Find other commands here.

For the latest version, check out the repo and call

> pip3 install -e . 
> python3 klaytnetl.py

LIMITATIONS

Table of Contents

Schema

blocks.json

Column Type
number bigint
hash string
parent_hash string
logs_bloom string
transactions_root string
state_root string
receipts_root string
block_score numeric(38,18)
total_block_score numeric(38,18)
size bigint
extra_data string
gas_limit bigint
gas_used bigint
timestamp decimal(10,0)
timestamp_fos smallint
transaction_count bigint
governance_data string
vote_data string
proposer string
committee array
reward_address string

transactions.json

Column Type
hash string
nonce bigint
block_hash string
block_number bigint
transaction_index bigint
from_address string
to_address string
value numeric(38,0)
gas bigint
gas_price bigint
input string
block_timestamp bigint
fee_payer string
fee_payer_signatures array
fee_ratio tinyint
sender_tx_hash string
signatures array
tx_type string
tx_type_int tinyiny

token_transfers.json

Column Type
token_address string
from_address string
to_address string
value string
transaction_hash string
log_index bigint
block_number bigint

receipts.json

Column Type
transaction_hash string
transaction_index bigint
block_hash string
block_number bigint
gas_used bigint
contract_address string
status bigint

logs.json

Column Type
log_index bigint
transaction_hash string
transaction_index bigint
block_hash string
block_number bigint
address addstringress
data string
topics string

contracts.json

Column Type
address string
bytecode string
function_sighashes string
is_erc20 boolean
is_erc721 boolean
block_number bigint

tokens.json

Column Type
address string
symbol string
name string
decimals string
total_supply string
block_number bigint

traces.json

Column Type
block_number bigint
transaction_index bigint
from_address address
to_address address
value numeric(38,0)
input hex_string
output hex_string
trace_type string
call_type string
gas bigint
gas_used bigint
subtraces bigint
trace_address arraystring
error string
status bigint

You can find column descriptions in [https://docs.klaytn.com/)

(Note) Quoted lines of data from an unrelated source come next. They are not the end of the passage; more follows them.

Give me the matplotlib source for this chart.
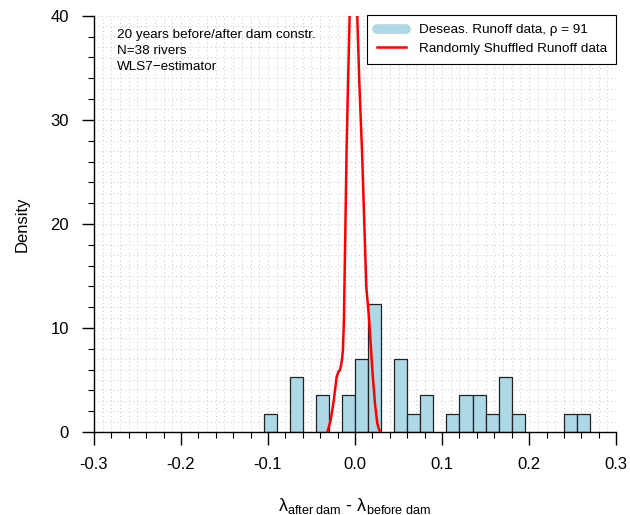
import numpy as np
import matplotlib
matplotlib.use("Agg")
import matplotlib.pyplot as plt
from matplotlib.ticker import MultipleLocator
from matplotlib.lines import Line2D

plt.rcParams["font.family"] = ["Liberation Sans", "DejaVu Sans"]
plt.rcParams["mathtext.fontset"] = "custom"
plt.rcParams["mathtext.rm"] = "Liberation Sans"
plt.rcParams["mathtext.it"] = "Liberation Sans:italic"

# ==========================
# DATOS
# ==========================

n_rivers = 38
bin_width = 0.015

# borde izquierdo de cada clase y numero de rios en ella
bin_left = [-0.105, -0.075, -0.045, -0.015, 0.0, 0.015, 0.045, 0.06, 0.075,
            0.105, 0.12, 0.135, 0.15, 0.165, 0.18, 0.24, 0.255]
bin_count = [1, 3, 2, 2, 4, 7, 4, 1, 2,
             1, 2, 2, 1, 3, 1, 1, 1]

# densidad de los datos barajados
shuf_x = [-0.0318, -0.030, -0.028, -0.0261, -0.0243, -0.0211, -0.0190, -0.0174,
          -0.0160, -0.0146, -0.0139, -0.0128, -0.0110, -0.0097, -0.0080, -0.0062,
          -0.0040, -0.0020, 0.0, 0.0015, 0.0026, 0.0050, 0.0080, 0.0105, 0.0130,
          0.0160, 0.0199, 0.0229, 0.0256, 0.0275, 0.0294]
shuf_y = [0.0, 0.5, 1.15, 2.1, 3.1, 5.3, 5.8, 5.95,
          6.4, 7.2, 7.9, 10.5, 20.0, 27.1, 33.5, 40.0,
          47.0, 49.5, 48.5, 44.0, 40.0, 33.5, 27.1, 20.5, 13.9,
          11.1, 6.0, 2.76, 0.84, 0.25, 0.0]

xtick_vals = [-0.3, -0.2, -0.1, 0.0, 0.1, 0.2, 0.3]
xtick_labels = ["-0.3", "-0.2", "-0.1", "0.0", "0.1", "0.2", "0.3"]

texto = ["20 years before/after dam constr.", "N=38 rivers", "WLS7\u2212estimator"]
leyenda = ["Deseas. Runoff data, \u03c1 = 91", "Randomly Shuffled Runoff data"]

# ==========================
# GRAFICO
# ==========================

fig = plt.figure(figsize=(6.3, 5.15), dpi=100)
ax = fig.add_axes([0.149, 0.1612, 0.829, 0.808])

# rejilla punteada de fondo
for gx in np.arange(-0.3, 0.3001, 0.01):
    ax.axvline(gx, color="#c8c8c8", lw=0.7, ls=(0, (1, 3)), zorder=0)
for gy in np.arange(0, 40.01, 1):
    ax.axhline(gy, color="#c8c8c8", lw=0.7, ls=(0, (1, 3)), zorder=0)

densidad = np.array(bin_count) / (n_rivers * bin_width)
ax.bar(bin_left, densidad, width=bin_width, align="edge",
       color="lightblue", edgecolor="#222222", linewidth=0.9, zorder=2)

ax.plot(shuf_x, shuf_y, color="red", lw=1.8, zorder=3, clip_on=True)

ax.set_xlim(-0.3, 0.3)
ax.set_ylim(0, 40)

for s in ["top", "right"]:
    ax.spines[s].set_visible(False)
ax.spines["left"].set_linewidth(1.0)
ax.spines["bottom"].set_linewidth(1.0)

ax.set_xticks(xtick_vals)
ax.set_xticklabels(xtick_labels)
ax.xaxis.set_minor_locator(MultipleLocator(0.02))
ax.yaxis.set_major_locator(MultipleLocator(10))
ax.yaxis.set_minor_locator(MultipleLocator(2))
ax.tick_params(which="major", length=9, width=1.0, labelsize=12, pad=9)
ax.tick_params(which="minor", length=4.5, width=0.8)

ax.set_ylabel("Density", fontsize=12, labelpad=15)
ax.set_xlabel("\u03bb$_{\\mathrm{after\\ dam}}$ - \u03bb$_{\\mathrm{before\\ dam}}$",
              fontsize=13, labelpad=17)

for i, t in enumerate(texto):
    ax.text(0.044, 0.954 - i * 0.0385, t, transform=ax.transAxes,
            fontsize=9.7, va="center", ha="left")

handles = [
    Line2D([], [], color="lightblue", lw=7, solid_capstyle="round"),
    Line2D([], [], color="red", lw=1.8),
]
leg = ax.legend(handles, leyenda,
                loc="upper right", bbox_to_anchor=(1.0, 1.003), fontsize=9.7,
                frameon=True, fancybox=False, edgecolor="black", framealpha=1,
                borderpad=0.7, handlelength=2.2, handletextpad=0.9,
                labelspacing=0.45, borderaxespad=0.0)
leg.get_frame().set_linewidth(0.8)

plt.savefig("out.png", dpi=100)
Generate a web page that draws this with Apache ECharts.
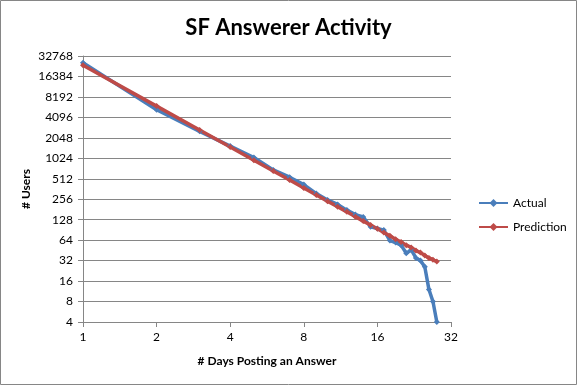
<!DOCTYPE html>
<html><head><meta charset="utf-8">
<script src="https://cdn.jsdelivr.net/npm/echarts@6/dist/echarts.min.js"></script>
<style>html,body{margin:0;padding:0;background:#fff}#c{width:577px;height:385px}</style>
</head><body><div id="c"></div>
<script>
const days = [1,2,3,4,5,6,7,8,9,10,11,12,13,14,15,16,17,18,19,20,21,22,23,24,25,26,27,28];
const actual = [26000,5300,2550,1550,1050,690,540,420,310,250,215,177,152,140,101,95,90,63,59,54,41,46,35,32,26,12,8,4];
const prediction = [24000,6000,2667,1500,960,667,490,375,296,240,198,167,142,122,107,94,83,74,66,60,54,50,45,42,38,35,33,31];
const xTicks = [1,2,4,8,16,32];
const yTicks = [4,8,16,32,64,128,256,512,1024,2048,4096,8192,16384,32768];

const font = 'Lato, "Open Sans", sans-serif';
const chart = echarts.init(document.getElementById('c'), null, {renderer:'canvas'});
chart.setOption({
  animation:false,
  title:{text:'SF Answerer Activity',left:'center',top:12,
    textStyle:{fontFamily:font,fontWeight:'bold',fontSize:22,color:'#000'}},
  graphic:[{type:'rect',shape:{x:0.5,y:0.5,width:576,height:384},style:{fill:null,stroke:'#868686',lineWidth:1},silent:true}],
  legend:{orient:'vertical',left:473,top:192,itemGap:12,itemWidth:29,itemHeight:10,
    textStyle:{fontFamily:font,fontSize:12,color:'#000'},
    data:['Actual','Prediction']},
  grid:{left:83,top:56,width:368,height:266,containLabel:false},
  xAxis:{type:'log',logBase:2,min:1,max:32,interval:1,
    name:'# Days Posting an Answer',nameLocation:'middle',nameGap:33,
    nameTextStyle:{fontFamily:font,fontWeight:'bold',fontSize:12,color:'#000'},
    axisLine:{lineStyle:{color:'#868686'}},
    axisTick:{show:true,length:5,lineStyle:{color:'#868686'}},
    minorTick:{show:false},
    axisLabel:{fontFamily:font,fontSize:12,color:'#000',margin:9,
      formatter:v=>String(Math.round(v))},
    splitLine:{show:false}},
  yAxis:{type:'log',logBase:2,min:4,max:32768,interval:1,
    name:'# Users',nameLocation:'middle',nameGap:51,nameRotate:90,nameMoveOverlap:false,
    nameTextStyle:{fontFamily:font,fontWeight:'bold',fontSize:12,color:'#000'},
    axisLine:{show:true,lineStyle:{color:'#868686'}},
    axisTick:{show:true,length:5,lineStyle:{color:'#868686'}},
    axisLabel:{fontFamily:font,fontSize:12,color:'#000',margin:10,
      formatter:v=>String(Math.round(v))},
    splitLine:{show:true,lineStyle:{color:'#868686',width:1}}},
  series:[
    {name:'Actual',type:'line',data:days.map((d,i)=>[d,actual[i]]),
     color:'#4A7EBB',lineStyle:{width:3.5,color:'#4A7EBB'},
     symbol:'diamond',symbolSize:6,itemStyle:{color:'#4A7EBB'}},
    {name:'Prediction',type:'line',data:days.map((d,i)=>[d,prediction[i]]),
     color:'#BE4B48',lineStyle:{width:3.5,color:'#BE4B48'},
     symbol:'diamond',symbolSize:6,itemStyle:{color:'#BE4B48'}}
  ]
});
</script></body></html>
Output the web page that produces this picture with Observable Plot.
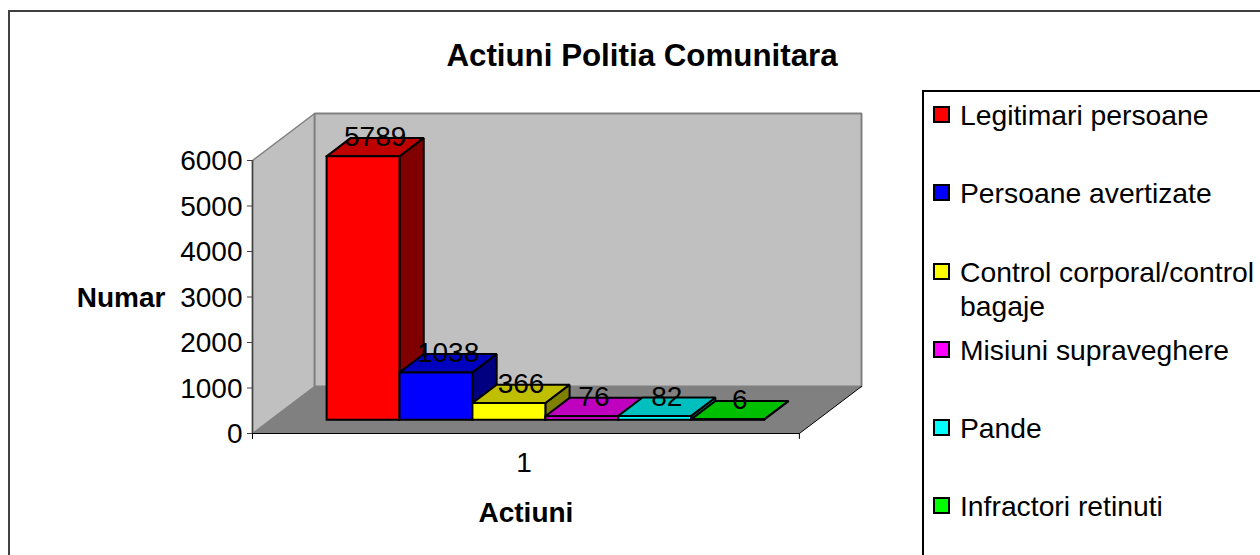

Note: for the address type all hex characters are lower-cased. boolean type can have 2 values: True or False.

LIMITATIONS

  • In case the contract is a proxy, which forwards all calls to a delegate, interface detection doesn’t work, which means is_erc20 and is_erc721 will always be false for proxy contracts and they will be missing in the tokens table.
  • The metadata methods (symbol, name, decimals, total_supply) for ERC20 are optional, so around 10% of the contracts are missing this data. Also some contracts (EOS) implement these methods but with wrong return type, so the metadata columns are missing in this case as well.
  • token_transfers.value, tokens.decimals and tokens.total_supply have type STRING in BigQuery tables, because numeric types there can't handle 32-byte integers. You should use cast(value as FLOAT64) (possible loss of precision) or safe_cast(value as NUMERIC) (possible overflow) to convert to numbers.
  • The contracts that don't implement decimals() function but have the fallback function that returns a boolean will have 0 or 1 in the decimals column in the CSVs.

Exporting the Blockchain

If you'd like to have the blockchain data platform set up and hosted for you in AWS or GCP, get in touch with us here.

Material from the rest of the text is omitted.